J’ai donc un disparate opposé à la recherche de l’unité. J’ai bien l’impression d’avoir deux natures – ça doit être plus ou moins en chacun – il y a des moments où je crois en un Dieu et d’autres en plusieurs. Étant donné que je suis un athée parfait, mon monothéisme est la recherche de l’unité, et mon polythéisme est, au contraire, mon désir qu’il n’y ait pas unité. Cette alternance entre monothéisme et polythéisme est un phénomène – qui doit, je pense, exister chez tous les humains – se trouve dans des phénomènes de civilisation et dans des phénomènes de société. J’ai l’intention de faire une émission à la radio sur le problème : la science marche-t-elle vers l’unité ou vers la disparité ? Beaucoup de scientifiques sont convaincus qu’elle marche vers l’unité.

J. B. : Ce qui est contraire à toutes les apparences.

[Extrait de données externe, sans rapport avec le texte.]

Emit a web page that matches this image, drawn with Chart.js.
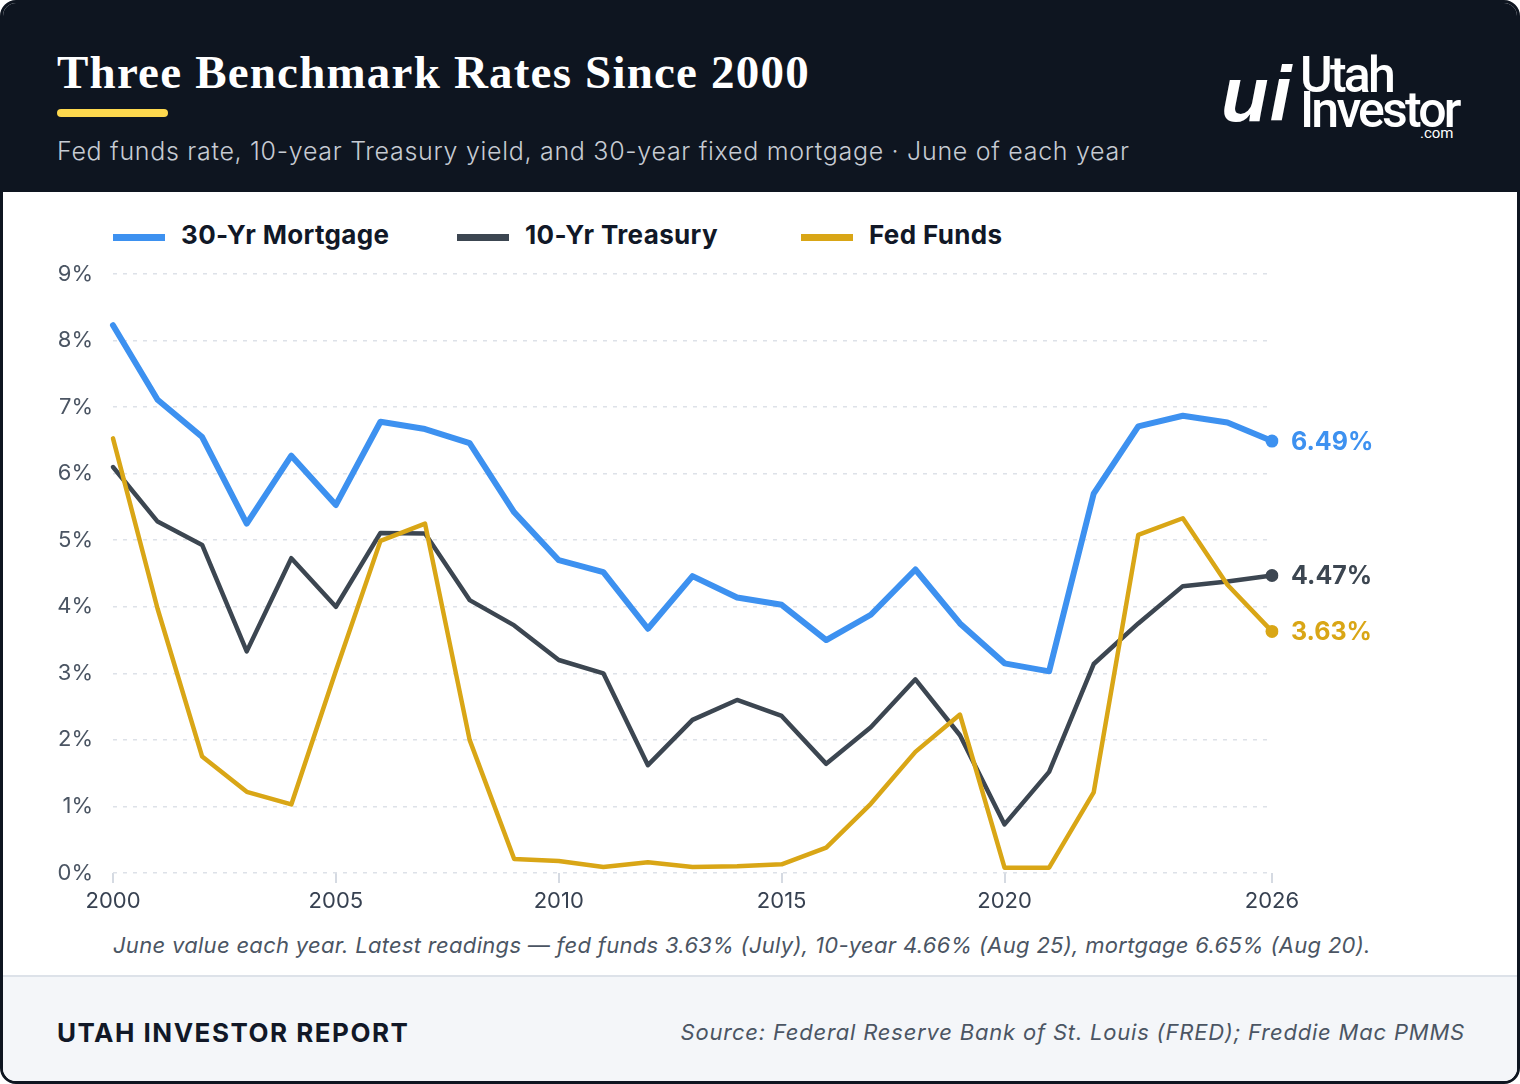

F. L. L. : Oui, mais ils la recherchent, ils la veulent. Une grande partie de la carrière d’Einstein se caractérise par la marche vers l’unité : il est passé de la relativité restreinte à la générale, il a voulu faire les champs unitaires – il a raté, mais il en a eu envie. Et ceci continuellement. Il y a de très grands progrès scientifiques qui peuvent se définir comme une marche à l’unité. En chimie, par exemple, on a une très grande diversité de substances naturelles, des morceaux de bois, de pierre, des liquides, l’air, etc. et on finit par ramener cette diversité à une unité qui est une centaine d’atomes. Et on va plus loin, on ramène cette centaine d’atomes à trois ; le proton, le neutron et l’électron. Cette marche à l’unité progresse parce qu’il y a un désir chez le physicien et le chimiste de l’atteindre. Elle engendre en effet des découvertes Mais quand on y arrive, de temps en temps une découverte fait que tout cela est fichu par terre. Quand on a réussi à ramener toute la diversité des substances naturelles à une centaine d’atomes, on s’est aperçu qu’il y avait les isotopes, et pas une centaine ! Tout se passe comme si la nature se vengeait de cette propension à l’unité et nous donnait un petit coup de règle sur les doigts pour nous mettre devant le fait que les choses sont plus compliquées que ça.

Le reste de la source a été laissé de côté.